Data supplied
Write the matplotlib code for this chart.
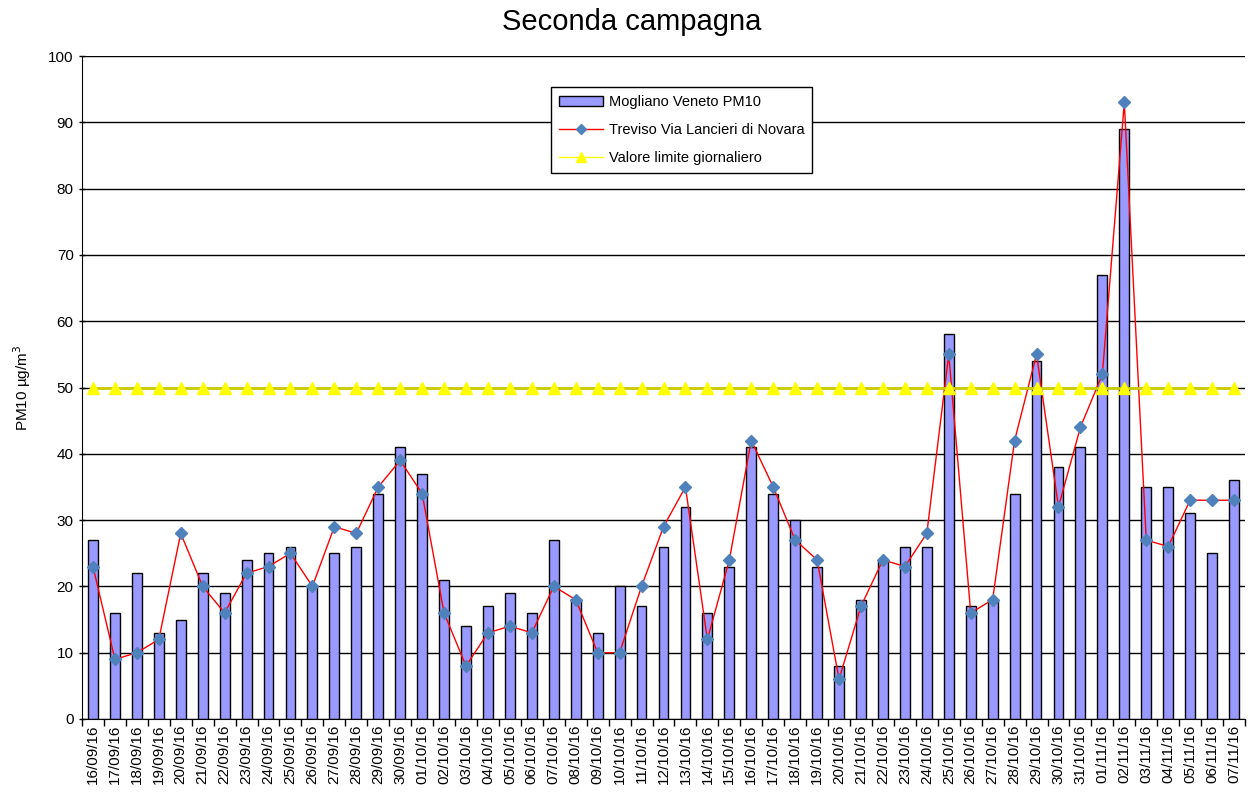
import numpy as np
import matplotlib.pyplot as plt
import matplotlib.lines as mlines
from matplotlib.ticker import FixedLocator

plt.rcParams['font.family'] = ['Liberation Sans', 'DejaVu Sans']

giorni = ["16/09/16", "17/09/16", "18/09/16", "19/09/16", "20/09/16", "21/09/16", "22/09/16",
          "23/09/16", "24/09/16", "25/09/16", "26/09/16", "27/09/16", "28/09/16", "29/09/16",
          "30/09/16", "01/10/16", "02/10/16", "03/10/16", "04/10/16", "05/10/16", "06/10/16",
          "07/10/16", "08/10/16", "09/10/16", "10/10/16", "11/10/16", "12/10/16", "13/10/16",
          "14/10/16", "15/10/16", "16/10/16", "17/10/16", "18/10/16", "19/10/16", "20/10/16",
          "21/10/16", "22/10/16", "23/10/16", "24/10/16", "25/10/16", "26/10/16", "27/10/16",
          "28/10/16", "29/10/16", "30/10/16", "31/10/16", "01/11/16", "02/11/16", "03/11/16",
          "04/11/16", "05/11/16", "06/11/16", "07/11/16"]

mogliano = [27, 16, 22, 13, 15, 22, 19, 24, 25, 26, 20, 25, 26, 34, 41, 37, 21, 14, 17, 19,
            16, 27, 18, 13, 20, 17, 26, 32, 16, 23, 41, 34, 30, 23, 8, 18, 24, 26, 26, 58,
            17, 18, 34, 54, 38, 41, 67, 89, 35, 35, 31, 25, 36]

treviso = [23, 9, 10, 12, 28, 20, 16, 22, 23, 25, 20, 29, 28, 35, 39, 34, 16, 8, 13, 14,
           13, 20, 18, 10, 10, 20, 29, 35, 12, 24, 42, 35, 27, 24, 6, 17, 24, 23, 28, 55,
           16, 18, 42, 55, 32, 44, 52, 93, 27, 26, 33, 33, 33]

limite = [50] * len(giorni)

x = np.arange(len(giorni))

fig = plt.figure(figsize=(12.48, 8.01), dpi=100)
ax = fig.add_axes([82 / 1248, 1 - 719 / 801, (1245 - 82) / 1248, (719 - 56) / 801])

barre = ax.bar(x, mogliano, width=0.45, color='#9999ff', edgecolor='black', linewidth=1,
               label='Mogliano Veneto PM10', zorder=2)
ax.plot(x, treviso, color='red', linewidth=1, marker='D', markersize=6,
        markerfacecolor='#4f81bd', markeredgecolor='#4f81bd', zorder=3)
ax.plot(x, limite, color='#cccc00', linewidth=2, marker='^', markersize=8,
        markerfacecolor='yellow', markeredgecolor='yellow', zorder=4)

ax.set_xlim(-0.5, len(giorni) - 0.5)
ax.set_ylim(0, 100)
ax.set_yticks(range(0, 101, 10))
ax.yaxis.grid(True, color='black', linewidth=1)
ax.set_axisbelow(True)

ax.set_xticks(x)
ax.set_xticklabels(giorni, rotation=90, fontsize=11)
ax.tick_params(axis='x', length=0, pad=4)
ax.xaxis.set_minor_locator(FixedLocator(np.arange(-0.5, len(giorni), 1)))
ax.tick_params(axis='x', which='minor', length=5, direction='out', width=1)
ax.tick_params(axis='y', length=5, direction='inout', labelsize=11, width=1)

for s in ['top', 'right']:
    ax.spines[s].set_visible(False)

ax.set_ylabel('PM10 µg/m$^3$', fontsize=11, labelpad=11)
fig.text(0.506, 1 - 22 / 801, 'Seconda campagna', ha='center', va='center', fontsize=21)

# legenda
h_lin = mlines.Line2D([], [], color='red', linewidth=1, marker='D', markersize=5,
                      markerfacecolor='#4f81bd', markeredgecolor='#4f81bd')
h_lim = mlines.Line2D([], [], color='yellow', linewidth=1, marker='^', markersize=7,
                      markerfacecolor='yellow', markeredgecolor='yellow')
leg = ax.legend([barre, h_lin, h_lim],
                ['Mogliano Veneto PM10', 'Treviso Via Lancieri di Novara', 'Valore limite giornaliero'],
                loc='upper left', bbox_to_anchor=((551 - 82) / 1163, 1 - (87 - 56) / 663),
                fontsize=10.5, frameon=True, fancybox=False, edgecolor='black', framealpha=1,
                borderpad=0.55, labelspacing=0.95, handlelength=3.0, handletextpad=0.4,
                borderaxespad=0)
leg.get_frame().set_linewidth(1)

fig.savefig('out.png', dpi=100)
...
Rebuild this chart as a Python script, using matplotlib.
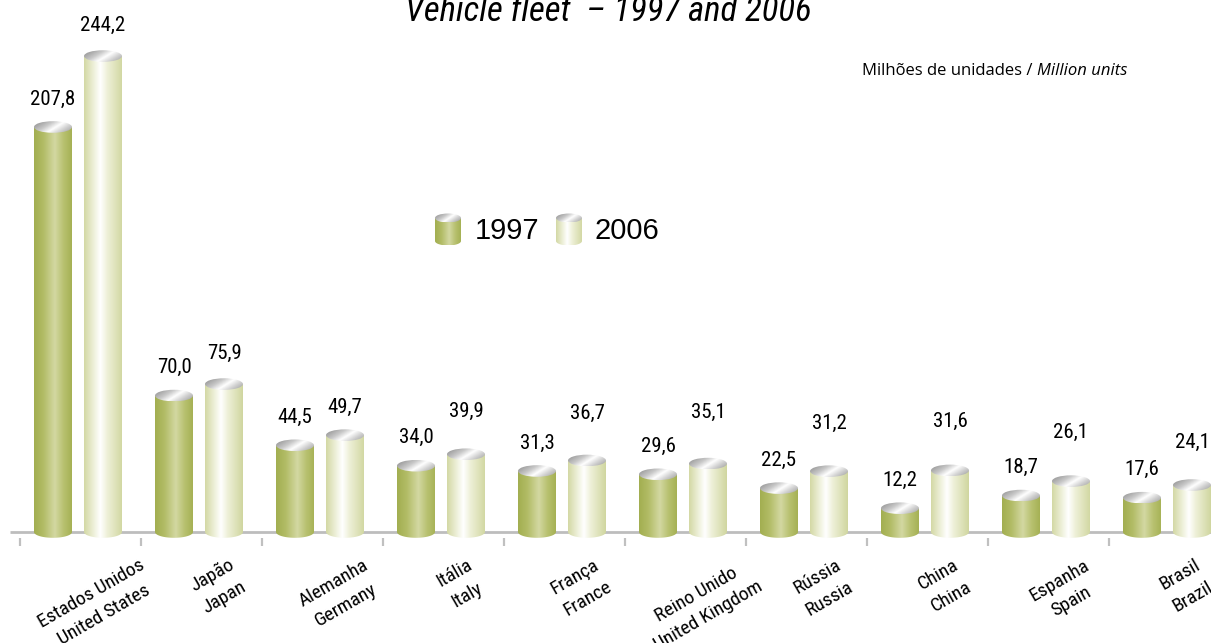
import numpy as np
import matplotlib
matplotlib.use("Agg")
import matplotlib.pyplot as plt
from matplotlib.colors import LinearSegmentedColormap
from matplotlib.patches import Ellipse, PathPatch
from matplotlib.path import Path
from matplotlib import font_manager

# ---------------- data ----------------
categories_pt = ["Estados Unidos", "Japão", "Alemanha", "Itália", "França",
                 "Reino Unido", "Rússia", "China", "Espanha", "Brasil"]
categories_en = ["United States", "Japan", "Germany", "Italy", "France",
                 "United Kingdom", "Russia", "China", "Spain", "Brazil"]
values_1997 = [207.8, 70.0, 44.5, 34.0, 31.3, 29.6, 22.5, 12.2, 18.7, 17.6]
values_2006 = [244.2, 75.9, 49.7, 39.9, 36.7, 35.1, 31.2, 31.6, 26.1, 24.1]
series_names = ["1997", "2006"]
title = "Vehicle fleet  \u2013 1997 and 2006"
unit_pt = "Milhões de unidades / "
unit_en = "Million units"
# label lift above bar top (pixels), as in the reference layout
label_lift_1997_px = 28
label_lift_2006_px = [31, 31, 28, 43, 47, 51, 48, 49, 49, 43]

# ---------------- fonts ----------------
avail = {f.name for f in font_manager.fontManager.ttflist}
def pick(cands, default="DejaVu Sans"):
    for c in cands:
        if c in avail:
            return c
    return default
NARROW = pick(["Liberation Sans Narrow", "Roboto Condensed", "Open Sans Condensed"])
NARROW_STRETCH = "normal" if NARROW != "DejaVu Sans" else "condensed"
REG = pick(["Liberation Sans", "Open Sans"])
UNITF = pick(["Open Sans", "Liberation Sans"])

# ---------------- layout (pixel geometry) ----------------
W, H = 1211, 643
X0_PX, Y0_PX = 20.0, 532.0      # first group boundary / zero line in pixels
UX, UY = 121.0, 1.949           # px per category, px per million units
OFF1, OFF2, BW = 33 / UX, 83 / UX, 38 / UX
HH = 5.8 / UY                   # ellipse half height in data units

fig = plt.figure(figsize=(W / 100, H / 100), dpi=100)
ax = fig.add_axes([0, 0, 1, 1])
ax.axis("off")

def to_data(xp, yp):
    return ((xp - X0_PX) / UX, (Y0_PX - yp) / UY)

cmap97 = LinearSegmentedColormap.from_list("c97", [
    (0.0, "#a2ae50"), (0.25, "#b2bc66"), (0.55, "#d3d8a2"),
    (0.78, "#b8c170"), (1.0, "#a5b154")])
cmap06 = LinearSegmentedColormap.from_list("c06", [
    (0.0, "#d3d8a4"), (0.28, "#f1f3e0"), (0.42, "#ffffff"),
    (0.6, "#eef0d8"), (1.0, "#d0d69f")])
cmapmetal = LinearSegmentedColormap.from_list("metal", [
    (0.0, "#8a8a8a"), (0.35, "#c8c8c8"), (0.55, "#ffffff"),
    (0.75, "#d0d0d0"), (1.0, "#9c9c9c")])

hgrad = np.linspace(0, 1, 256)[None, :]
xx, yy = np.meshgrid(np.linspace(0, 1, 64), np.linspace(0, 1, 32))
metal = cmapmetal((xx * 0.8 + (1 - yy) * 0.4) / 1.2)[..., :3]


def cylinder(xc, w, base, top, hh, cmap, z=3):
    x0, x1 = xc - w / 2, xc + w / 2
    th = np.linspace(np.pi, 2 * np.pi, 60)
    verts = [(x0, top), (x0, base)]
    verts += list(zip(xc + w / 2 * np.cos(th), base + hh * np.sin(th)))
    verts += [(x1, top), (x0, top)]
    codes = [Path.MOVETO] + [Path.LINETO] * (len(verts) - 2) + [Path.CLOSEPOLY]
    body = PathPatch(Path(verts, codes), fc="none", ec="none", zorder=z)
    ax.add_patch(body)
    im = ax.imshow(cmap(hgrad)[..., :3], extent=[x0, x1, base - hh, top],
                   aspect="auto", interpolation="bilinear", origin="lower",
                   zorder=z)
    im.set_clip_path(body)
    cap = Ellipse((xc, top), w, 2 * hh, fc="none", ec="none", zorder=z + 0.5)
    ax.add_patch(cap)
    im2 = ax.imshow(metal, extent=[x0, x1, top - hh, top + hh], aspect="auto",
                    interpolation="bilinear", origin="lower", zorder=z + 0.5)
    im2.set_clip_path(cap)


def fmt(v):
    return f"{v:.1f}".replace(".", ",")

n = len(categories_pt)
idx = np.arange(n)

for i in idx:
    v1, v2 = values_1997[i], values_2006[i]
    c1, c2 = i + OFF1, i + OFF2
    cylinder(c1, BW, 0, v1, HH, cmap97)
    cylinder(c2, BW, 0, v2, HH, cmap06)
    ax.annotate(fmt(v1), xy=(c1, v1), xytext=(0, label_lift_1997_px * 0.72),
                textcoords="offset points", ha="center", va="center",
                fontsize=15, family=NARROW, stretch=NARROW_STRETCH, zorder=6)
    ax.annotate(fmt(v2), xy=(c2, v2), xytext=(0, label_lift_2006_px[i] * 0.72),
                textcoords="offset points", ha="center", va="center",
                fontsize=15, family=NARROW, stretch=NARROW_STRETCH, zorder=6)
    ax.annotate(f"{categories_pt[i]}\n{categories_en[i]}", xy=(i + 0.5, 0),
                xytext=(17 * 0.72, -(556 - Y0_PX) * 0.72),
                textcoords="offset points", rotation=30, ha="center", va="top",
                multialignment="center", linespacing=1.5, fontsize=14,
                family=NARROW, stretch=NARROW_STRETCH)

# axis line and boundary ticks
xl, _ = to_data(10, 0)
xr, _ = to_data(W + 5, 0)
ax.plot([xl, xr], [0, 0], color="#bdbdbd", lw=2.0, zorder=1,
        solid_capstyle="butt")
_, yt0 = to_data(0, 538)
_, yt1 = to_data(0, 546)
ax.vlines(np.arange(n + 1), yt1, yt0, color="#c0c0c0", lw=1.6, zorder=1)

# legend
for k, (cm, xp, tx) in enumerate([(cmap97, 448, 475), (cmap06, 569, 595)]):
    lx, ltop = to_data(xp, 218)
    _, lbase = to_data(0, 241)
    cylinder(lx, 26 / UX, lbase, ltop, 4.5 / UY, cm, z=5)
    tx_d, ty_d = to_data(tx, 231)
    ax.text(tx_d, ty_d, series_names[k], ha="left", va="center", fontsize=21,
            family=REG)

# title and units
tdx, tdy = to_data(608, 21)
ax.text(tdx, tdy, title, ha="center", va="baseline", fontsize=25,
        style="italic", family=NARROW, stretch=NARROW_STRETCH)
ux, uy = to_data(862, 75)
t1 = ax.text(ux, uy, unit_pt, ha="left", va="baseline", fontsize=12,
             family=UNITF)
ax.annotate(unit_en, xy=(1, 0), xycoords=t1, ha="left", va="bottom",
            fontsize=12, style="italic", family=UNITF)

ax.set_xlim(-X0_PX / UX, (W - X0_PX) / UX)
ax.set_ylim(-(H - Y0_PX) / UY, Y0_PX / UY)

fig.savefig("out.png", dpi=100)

Problem to solve
Out of the records above, set down only the lines from the one that contains "Rebuild this chart" through the one that contains "from matplotlib import font_manager", unchanged and without the pictures.

Exercise solution
Rebuild this chart as a Python script, using matplotlib.
import numpy as np
import matplotlib
matplotlib.use("Agg")
import matplotlib.pyplot as plt
from matplotlib.colors import LinearSegmentedColormap
from matplotlib.patches import Ellipse, PathPatch
from matplotlib.path import Path
from matplotlib import font_manager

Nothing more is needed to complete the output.